- DO THIS
With the pictures left out, copy the listing below exactly.

-=-=-=-=-

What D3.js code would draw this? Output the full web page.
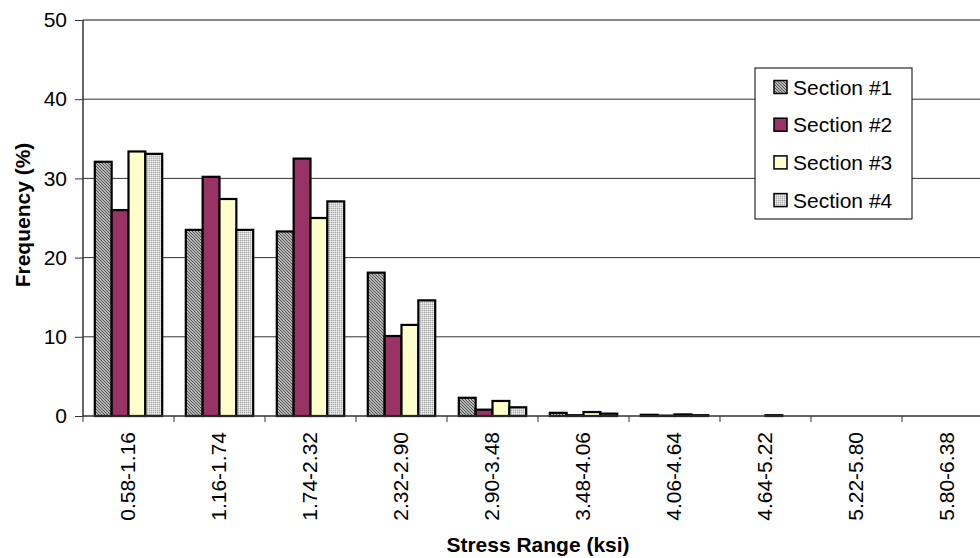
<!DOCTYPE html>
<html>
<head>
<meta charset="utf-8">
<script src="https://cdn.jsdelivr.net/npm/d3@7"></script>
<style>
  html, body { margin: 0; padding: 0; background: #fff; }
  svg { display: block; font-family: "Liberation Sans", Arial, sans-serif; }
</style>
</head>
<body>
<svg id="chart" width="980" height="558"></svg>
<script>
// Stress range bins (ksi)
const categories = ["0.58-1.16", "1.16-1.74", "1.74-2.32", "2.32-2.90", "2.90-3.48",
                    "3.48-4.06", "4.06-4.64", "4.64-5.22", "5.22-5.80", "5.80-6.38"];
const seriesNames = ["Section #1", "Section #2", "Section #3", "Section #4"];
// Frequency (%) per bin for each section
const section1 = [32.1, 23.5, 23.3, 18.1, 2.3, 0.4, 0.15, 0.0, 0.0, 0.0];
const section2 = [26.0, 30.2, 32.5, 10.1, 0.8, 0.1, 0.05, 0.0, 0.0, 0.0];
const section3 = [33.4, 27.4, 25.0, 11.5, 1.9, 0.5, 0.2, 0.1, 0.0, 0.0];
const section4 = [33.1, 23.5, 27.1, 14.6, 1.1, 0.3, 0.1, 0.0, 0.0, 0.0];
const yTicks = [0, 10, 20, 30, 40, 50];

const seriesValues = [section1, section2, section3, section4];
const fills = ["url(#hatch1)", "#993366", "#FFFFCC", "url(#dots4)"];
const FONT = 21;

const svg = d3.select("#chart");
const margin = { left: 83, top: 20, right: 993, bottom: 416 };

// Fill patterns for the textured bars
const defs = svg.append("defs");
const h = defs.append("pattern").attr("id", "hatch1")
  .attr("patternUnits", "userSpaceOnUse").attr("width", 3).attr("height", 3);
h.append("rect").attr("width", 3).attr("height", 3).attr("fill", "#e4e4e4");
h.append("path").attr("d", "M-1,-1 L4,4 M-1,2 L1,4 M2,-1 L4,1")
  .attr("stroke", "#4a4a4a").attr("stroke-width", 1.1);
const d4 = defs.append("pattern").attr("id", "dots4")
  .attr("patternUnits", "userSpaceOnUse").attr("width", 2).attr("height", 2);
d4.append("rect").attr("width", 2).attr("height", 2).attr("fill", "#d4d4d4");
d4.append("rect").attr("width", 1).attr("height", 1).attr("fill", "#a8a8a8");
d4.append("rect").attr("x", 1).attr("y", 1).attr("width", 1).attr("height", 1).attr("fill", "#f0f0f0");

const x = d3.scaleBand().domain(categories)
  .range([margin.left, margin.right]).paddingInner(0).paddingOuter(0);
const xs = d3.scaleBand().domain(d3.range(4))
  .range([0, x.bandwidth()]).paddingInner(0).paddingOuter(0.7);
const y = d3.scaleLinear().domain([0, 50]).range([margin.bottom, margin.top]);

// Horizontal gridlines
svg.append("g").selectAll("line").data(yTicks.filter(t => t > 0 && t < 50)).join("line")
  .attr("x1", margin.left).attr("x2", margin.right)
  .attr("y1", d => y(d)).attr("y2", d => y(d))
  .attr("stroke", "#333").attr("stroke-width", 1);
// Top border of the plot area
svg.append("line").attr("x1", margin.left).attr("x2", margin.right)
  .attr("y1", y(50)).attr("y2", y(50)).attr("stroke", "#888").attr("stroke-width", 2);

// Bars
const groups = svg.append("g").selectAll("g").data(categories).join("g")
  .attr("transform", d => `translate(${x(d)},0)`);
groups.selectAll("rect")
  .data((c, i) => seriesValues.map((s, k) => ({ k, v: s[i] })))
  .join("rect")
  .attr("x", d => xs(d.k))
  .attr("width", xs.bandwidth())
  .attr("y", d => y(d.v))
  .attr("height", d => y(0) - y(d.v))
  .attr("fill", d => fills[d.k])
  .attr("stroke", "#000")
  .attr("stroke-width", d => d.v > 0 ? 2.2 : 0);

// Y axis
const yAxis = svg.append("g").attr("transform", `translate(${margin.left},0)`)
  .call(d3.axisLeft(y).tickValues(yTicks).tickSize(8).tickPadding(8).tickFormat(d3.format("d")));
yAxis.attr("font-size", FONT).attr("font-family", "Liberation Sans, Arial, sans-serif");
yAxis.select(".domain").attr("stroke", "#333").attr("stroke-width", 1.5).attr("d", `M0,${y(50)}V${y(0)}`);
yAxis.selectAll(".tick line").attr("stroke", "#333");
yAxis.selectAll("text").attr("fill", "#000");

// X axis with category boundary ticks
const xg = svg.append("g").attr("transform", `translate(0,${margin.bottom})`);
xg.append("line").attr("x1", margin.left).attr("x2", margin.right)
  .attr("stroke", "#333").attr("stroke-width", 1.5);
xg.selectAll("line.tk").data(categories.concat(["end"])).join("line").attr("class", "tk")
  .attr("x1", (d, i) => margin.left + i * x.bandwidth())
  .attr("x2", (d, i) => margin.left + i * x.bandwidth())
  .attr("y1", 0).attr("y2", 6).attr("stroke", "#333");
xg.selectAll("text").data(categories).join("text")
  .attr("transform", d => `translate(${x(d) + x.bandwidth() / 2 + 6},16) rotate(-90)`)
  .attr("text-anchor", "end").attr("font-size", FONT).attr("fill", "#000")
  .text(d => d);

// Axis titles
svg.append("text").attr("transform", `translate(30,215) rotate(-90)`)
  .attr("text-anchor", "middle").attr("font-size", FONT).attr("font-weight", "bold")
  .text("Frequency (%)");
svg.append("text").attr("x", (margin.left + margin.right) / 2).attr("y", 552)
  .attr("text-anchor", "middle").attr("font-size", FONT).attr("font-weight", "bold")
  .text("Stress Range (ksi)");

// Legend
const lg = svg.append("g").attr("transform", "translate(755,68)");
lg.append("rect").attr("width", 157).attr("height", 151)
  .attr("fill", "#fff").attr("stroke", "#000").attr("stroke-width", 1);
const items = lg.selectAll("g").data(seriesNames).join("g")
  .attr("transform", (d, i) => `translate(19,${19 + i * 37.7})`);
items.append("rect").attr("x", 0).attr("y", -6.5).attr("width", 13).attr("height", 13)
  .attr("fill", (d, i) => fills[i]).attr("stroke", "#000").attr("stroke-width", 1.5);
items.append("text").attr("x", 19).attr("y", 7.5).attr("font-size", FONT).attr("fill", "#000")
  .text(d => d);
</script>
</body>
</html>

-=-=-=-=-

- RESULT OF THIS TASK
What D3.js code would draw this? Output the full web page.
<!DOCTYPE html>
<html>
<head>
<meta charset="utf-8">
<script src="https://cdn.jsdelivr.net/npm/d3@7"></script>
<style>
  html, body { margin: 0; padding: 0; background: #fff; }
  svg { display: block; font-family: "Liberation Sans", Arial, sans-serif; }
</style>
</head>
<body>
<svg id="chart" width="980" height="558"></svg>
<script>
// Stress range bins (ksi)
const categories = ["0.58-1.16", "1.16-1.74", "1.74-2.32", "2.32-2.90", "2.90-3.48",
                    "3.48-4.06", "4.06-4.64", "4.64-5.22", "5.22-5.80", "5.80-6.38"];
const seriesNames = ["Section #1", "Section #2", "Section #3", "Section #4"];
// Frequency (%) per bin for each section
const section1 = [32.1, 23.5, 23.3, 18.1, 2.3, 0.4, 0.15, 0.0, 0.0, 0.0];
const section2 = [26.0, 30.2, 32.5, 10.1, 0.8, 0.1, 0.05, 0.0, 0.0, 0.0];
const section3 = [33.4, 27.4, 25.0, 11.5, 1.9, 0.5, 0.2, 0.1, 0.0, 0.0];
const section4 = [33.1, 23.5, 27.1, 14.6, 1.1, 0.3, 0.1, 0.0, 0.0, 0.0];
const yTicks = [0, 10, 20, 30, 40, 50];

const seriesValues = [section1, section2, section3, section4];
const fills = ["url(#hatch1)", "#993366", "#FFFFCC", "url(#dots4)"];
const FONT = 21;

const svg = d3.select("#chart");
const margin = { left: 83, top: 20, right: 993, bottom: 416 };

// Fill patterns for the textured bars
const defs = svg.append("defs");
const h = defs.append("pattern").attr("id", "hatch1")
  .attr("patternUnits", "userSpaceOnUse").attr("width", 3).attr("height", 3);
h.append("rect").attr("width", 3).attr("height", 3).attr("fill", "#e4e4e4");
h.append("path").attr("d", "M-1,-1 L4,4 M-1,2 L1,4 M2,-1 L4,1")
  .attr("stroke", "#4a4a4a").attr("stroke-width", 1.1);
const d4 = defs.append("pattern").attr("id", "dots4")
  .attr("patternUnits", "userSpaceOnUse").attr("width", 2).attr("height", 2);
d4.append("rect").attr("width", 2).attr("height", 2).attr("fill", "#d4d4d4");
d4.append("rect").attr("width", 1).attr("height", 1).attr("fill", "#a8a8a8");
d4.append("rect").attr("x", 1).attr("y", 1).attr("width", 1).attr("height", 1).attr("fill", "#f0f0f0");

const x = d3.scaleBand().domain(categories)
  .range([margin.left, margin.right]).paddingInner(0).paddingOuter(0);
const xs = d3.scaleBand().domain(d3.range(4))
  .range([0, x.bandwidth()]).paddingInner(0).paddingOuter(0.7);
const y = d3.scaleLinear().domain([0, 50]).range([margin.bottom, margin.top]);

// Horizontal gridlines
svg.append("g").selectAll("line").data(yTicks.filter(t => t > 0 && t < 50)).join("line")
  .attr("x1", margin.left).attr("x2", margin.right)
  .attr("y1", d => y(d)).attr("y2", d => y(d))
  .attr("stroke", "#333").attr("stroke-width", 1);
// Top border of the plot area
svg.append("line").attr("x1", margin.left).attr("x2", margin.right)
  .attr("y1", y(50)).attr("y2", y(50)).attr("stroke", "#888").attr("stroke-width", 2);

// Bars
const groups = svg.append("g").selectAll("g").data(categories).join("g")
  .attr("transform", d => `translate(${x(d)},0)`);
groups.selectAll("rect")
  .data((c, i) => seriesValues.map((s, k) => ({ k, v: s[i] })))
  .join("rect")
  .attr("x", d => xs(d.k))
  .attr("width", xs.bandwidth())
  .attr("y", d => y(d.v))
  .attr("height", d => y(0) - y(d.v))
  .attr("fill", d => fills[d.k])
  .attr("stroke", "#000")
  .attr("stroke-width", d => d.v > 0 ? 2.2 : 0);

// Y axis
const yAxis = svg.append("g").attr("transform", `translate(${margin.left},0)`)
  .call(d3.axisLeft(y).tickValues(yTicks).tickSize(8).tickPadding(8).tickFormat(d3.format("d")));
yAxis.attr("font-size", FONT).attr("font-family", "Liberation Sans, Arial, sans-serif");
yAxis.select(".domain").attr("stroke", "#333").attr("stroke-width", 1.5).attr("d", `M0,${y(50)}V${y(0)}`);
yAxis.selectAll(".tick line").attr("stroke", "#333");
yAxis.selectAll("text").attr("fill", "#000");

// X axis with category boundary ticks
const xg = svg.append("g").attr("transform", `translate(0,${margin.bottom})`);
xg.append("line").attr("x1", margin.left).attr("x2", margin.right)
  .attr("stroke", "#333").attr("stroke-width", 1.5);
xg.selectAll("line.tk").data(categories.concat(["end"])).join("line").attr("class", "tk")
  .attr("x1", (d, i) => margin.left + i * x.bandwidth())
  .attr("x2", (d, i) => margin.left + i * x.bandwidth())
  .attr("y1", 0).attr("y2", 6).attr("stroke", "#333");
xg.selectAll("text").data(categories).join("text")
  .attr("transform", d => `translate(${x(d) + x.bandwidth() / 2 + 6},16) rotate(-90)`)
  .attr("text-anchor", "end").attr("font-size", FONT).attr("fill", "#000")
  .text(d => d);

// Axis titles
svg.append("text").attr("transform", `translate(30,215) rotate(-90)`)
  .attr("text-anchor", "middle").attr("font-size", FONT).attr("font-weight", "bold")
  .text("Frequency (%)");
svg.append("text").attr("x", (margin.left + margin.right) / 2).attr("y", 552)
  .attr("text-anchor", "middle").attr("font-size", FONT).attr("font-weight", "bold")
  .text("Stress Range (ksi)");

// Legend
const lg = svg.append("g").attr("transform", "translate(755,68)");
lg.append("rect").attr("width", 157).attr("height", 151)
  .attr("fill", "#fff").attr("stroke", "#000").attr("stroke-width", 1);
const items = lg.selectAll("g").data(seriesNames).join("g")
  .attr("transform", (d, i) => `translate(19,${19 + i * 37.7})`);
items.append("rect").attr("x", 0).attr("y", -6.5).attr("width", 13).attr("height", 13)
  .attr("fill", (d, i) => fills[i]).attr("stroke", "#000").attr("stroke-width", 1.5);
items.append("text").attr("x", 19).attr("y", 7.5).attr("font-size", FONT).attr("fill", "#000")
  .text(d => d);
</script>
</body>
</html>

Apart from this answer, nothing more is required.